La aporofobia en la política de Nayib Bukele. La aporofobia en el «modelo de seguridad»: el castigo al pobre.
Por: Mauricio Manzano.
La aporofobia en la política de Nayib Bukele. Parte uno. La aporofobia en el «modelo de seguridad»: el castigo al pobre.
En El Salvador, el «éxito» del presidente inconstitucional de Nayib Bukele en la lucha contra las pandillas ha elevado la seguridad a un nivel significativo. Sin embargo, bajo el manto de la popularidad y la tranquilidad recuperada, se esconde una verdad incómoda el «modelo de seguridad» de Bukele no solo combate el crimen, también institucionaliza la aporofobia, el miedo y el odio hacia el pobre.
La aporofobia, término acuñado por la filósofa Adela Cortina, se refiere al rechazo y odio, no al extranjero o al diferente, sino al pobre, al que no tiene nada. En la política de Bukele este rechazo se ha convertido en un instrumento de control social que fusiona la pobreza con la criminalidad.
El estigma al pobre se ha convertido en prueba de culpabilidad. Ser pobre es ser sospechozo de delincuente. El régimen de excepción, la piedra angular que sostiene el «modelo Bukele», ha operado bajo la premisa de que el pandillero es sinónimo de marginalidad. Las detenciones masivas que han superado las 75,000 personas se han concentrado en los barrios y comunidades más vulnerables y empobrecidas de El Salvador.
Este enfoque deja ver con claridad que:
- La apariencia condena. La falta de recursos, el lugar de residencia, la vestimenta o incluso los tatuajes (muchos sin relación con pandillas) se convirtieron en sospechas razonables para la detención. En la práctica, en El Salvador ser pobre y vivir en un barrio pobre basta para perder la libertad.
- La eliminación de garantías. La suspensión de garantías constitucionales, como el derecho a la defensa y la presunción de inocencia, golpeó con mayor saña a quienes carecen de recursos económicos. El pobre inocente, detenido por error o abuso, no tiene un sistema de justicia independiente que lo proteja, sino una lotería judicial donde su liberación depende de la capacidad burocrática del Estado o de la presión social, no del derecho.
- El silencio de las víctimas. Las miles de familias que claman por la liberación de un ser querido inocente son, en su mayoría, de escasos recursos. Su voz es sistemáticamente ignorada o desacreditada por la narrativa oficial, que las tacha de «aliadas» de los pandilleros. La aporofobia aquí se traduce en indiferencia institucional hacia el sufrimiento del desposeído.
- El contraste del desarrollo.
La política de seguridad de Bukele se distingue por la grandilocuencia de sus obras penitenciarias como el CECOT y su implacable discurso de mano dura. Sin embargo, este enfoque no ha estado acompañado de una estrategia social y económica comparable para combatir las raíces estructurales de la violencia, la desigualdad, la exclusión y la falta de oportunidades.
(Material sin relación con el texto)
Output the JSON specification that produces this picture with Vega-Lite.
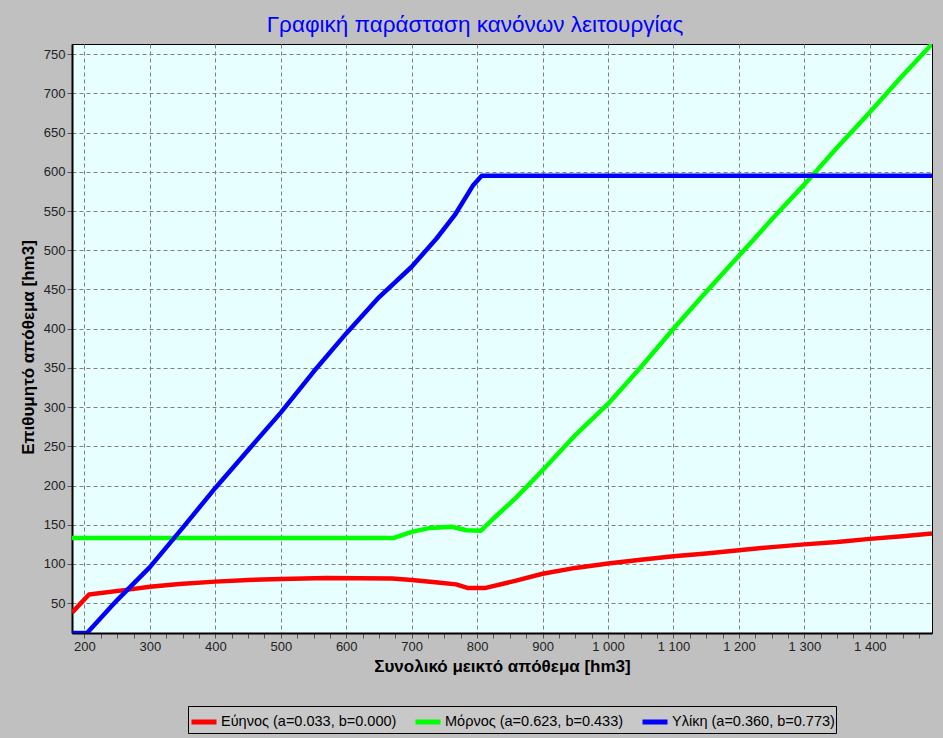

El castigo ha sido la solución final y casi única. El gobierno ha optado por encerrar el problema en lugar de desmantelarlo desde su estructura social, esto refuerza el mensaje subyacente de que la mejor política pública para los pobres no es la inversión en su desarrollo, sino el control punitivo y la represión.
No se duda que disminución y control de la violencia pandilleril, producto de un pacto con los lideres de mareros, segun investigaciones periodísticas, ha brindado una paz innegable. Pero si la paz se construye a costa de criminalizar un estrato social completo y de sacrificar las garantías de los más vulnerables, entonces la seguridad se convierte en un instrumento de limpieza social, no en un pilar de la justicia.
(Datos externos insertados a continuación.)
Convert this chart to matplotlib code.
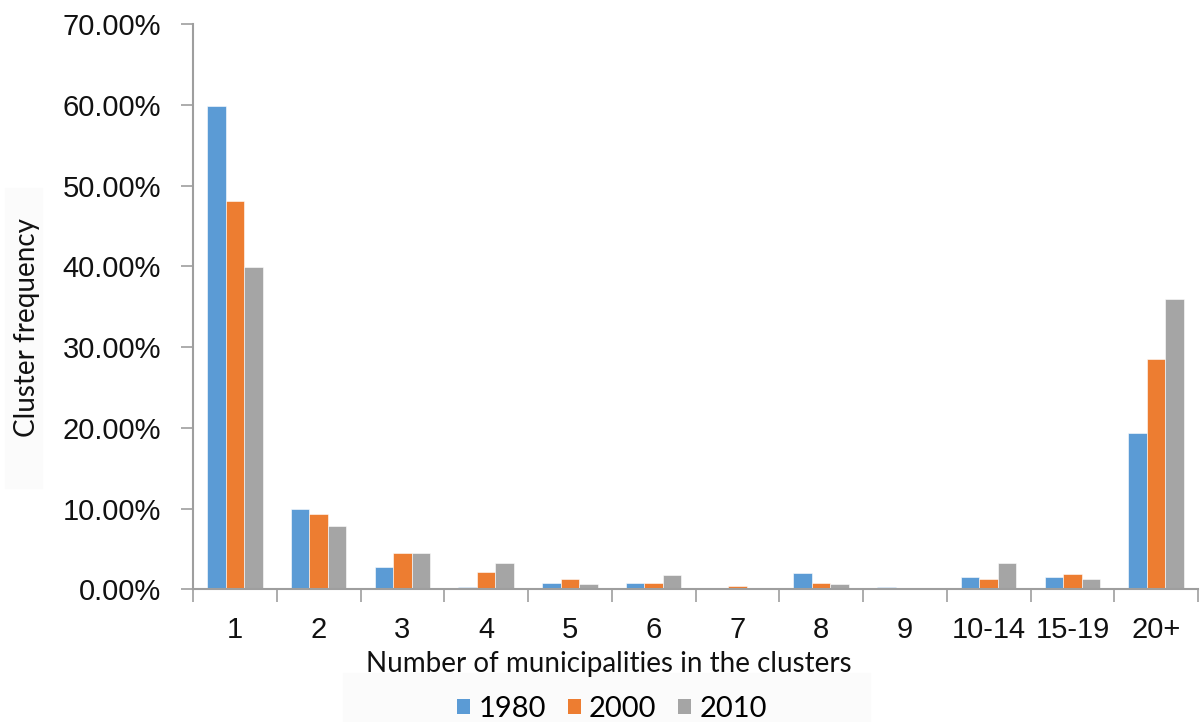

En fin, el «Modelo Bukele» nos obliga a preguntarnos en rigor ¿Es esta una guerra contra el crimen organizado, contra los delitos de cuello blanco o contra un cierto tipo de ciudadano en particular?
La respuesta a la aporofobia nunca puede ser más represión, sino el reconocimiento de la dignidad inherente a todo ciudadano, independientemente de su riqueza. El Salvador, al ganar la batalla contra las maras, corre el riesgo de perder la guerra moral, legitimando un sistema que mira al pobre no como un sujeto de derechos, sino como un objeto de sospecha y confinamiento. La verdadera justicia no solo debe liberar a las calles del miedo, sino también al pobre del estigma, el rechazo y odio a la clase pobre, ahora más pobre del país, en la política del gobierno es evidente.